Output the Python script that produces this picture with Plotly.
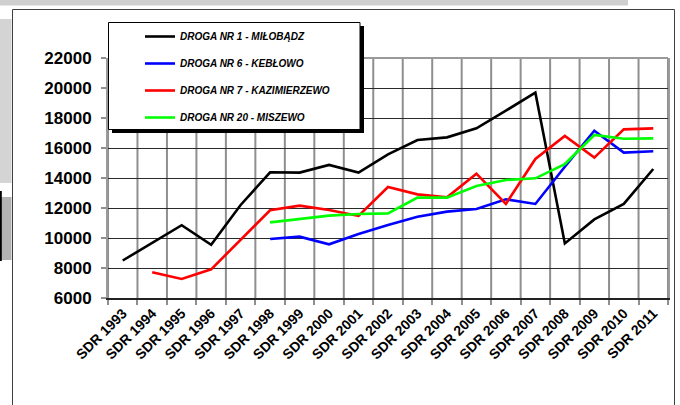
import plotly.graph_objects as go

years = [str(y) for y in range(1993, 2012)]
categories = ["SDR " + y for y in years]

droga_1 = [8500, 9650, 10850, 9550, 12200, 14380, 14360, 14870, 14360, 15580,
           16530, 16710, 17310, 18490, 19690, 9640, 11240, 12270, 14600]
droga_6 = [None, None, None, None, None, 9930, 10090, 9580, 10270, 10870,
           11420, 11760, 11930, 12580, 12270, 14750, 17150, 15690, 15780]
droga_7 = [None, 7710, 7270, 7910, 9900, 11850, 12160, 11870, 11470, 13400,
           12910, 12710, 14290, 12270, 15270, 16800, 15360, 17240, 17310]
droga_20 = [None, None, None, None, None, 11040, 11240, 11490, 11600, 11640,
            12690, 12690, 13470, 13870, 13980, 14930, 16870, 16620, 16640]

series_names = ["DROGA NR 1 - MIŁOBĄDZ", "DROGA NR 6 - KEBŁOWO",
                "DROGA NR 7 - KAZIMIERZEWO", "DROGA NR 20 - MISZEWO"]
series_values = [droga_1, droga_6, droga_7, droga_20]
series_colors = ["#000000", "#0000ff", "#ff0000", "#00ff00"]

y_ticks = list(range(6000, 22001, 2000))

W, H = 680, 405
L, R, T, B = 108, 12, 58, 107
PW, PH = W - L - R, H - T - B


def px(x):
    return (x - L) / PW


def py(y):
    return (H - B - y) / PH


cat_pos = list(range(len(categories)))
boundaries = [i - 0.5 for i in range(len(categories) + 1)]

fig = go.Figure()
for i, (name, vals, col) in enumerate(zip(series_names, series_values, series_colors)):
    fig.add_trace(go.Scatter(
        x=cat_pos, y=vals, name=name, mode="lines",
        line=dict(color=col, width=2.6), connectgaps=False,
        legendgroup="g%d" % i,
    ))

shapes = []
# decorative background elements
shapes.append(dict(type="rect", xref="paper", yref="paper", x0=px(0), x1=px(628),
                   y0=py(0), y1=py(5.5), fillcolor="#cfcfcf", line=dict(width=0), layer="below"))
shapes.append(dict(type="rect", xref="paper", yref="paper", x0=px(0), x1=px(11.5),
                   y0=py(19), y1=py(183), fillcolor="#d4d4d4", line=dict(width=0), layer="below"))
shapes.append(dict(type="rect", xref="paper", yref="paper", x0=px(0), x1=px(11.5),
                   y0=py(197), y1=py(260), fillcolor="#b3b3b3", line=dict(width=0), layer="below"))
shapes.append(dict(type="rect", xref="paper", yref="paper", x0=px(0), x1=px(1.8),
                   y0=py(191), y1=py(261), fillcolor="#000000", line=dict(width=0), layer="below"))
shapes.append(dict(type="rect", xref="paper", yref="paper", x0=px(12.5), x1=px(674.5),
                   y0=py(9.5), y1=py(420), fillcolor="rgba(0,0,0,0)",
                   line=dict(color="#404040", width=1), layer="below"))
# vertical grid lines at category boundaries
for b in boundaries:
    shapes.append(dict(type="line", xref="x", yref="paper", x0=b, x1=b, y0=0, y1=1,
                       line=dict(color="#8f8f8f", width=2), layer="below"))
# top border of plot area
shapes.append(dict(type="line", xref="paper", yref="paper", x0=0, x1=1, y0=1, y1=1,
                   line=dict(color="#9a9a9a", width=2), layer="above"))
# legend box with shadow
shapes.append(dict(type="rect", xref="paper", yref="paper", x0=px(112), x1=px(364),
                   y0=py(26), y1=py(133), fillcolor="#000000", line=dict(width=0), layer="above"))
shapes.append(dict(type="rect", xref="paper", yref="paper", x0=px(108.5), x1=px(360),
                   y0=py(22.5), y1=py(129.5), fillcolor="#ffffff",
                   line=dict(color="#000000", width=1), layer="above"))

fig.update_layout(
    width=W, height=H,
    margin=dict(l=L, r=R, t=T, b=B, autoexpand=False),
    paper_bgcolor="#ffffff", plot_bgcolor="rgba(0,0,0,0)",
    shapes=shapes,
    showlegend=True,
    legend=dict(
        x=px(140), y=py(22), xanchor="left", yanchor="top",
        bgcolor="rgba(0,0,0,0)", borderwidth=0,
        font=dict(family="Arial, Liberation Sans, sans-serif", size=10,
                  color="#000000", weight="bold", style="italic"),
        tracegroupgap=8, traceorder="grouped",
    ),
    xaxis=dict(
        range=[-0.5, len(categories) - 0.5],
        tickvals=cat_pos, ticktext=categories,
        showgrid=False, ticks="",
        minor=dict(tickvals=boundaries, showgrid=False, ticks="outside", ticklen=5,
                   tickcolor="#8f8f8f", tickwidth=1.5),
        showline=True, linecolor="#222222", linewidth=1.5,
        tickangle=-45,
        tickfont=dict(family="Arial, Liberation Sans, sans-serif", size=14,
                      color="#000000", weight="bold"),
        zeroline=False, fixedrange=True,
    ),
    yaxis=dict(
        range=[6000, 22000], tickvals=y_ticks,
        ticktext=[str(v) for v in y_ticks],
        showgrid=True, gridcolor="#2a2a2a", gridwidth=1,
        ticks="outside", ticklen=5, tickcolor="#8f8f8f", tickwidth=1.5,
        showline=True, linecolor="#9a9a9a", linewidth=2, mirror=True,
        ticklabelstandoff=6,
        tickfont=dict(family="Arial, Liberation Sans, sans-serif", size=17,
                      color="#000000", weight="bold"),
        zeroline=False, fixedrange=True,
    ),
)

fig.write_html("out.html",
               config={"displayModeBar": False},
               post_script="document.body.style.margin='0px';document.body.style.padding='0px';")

**Task objective:** Find how many lines hold the string "with", and state that number alone.

**Exercise solution:** 2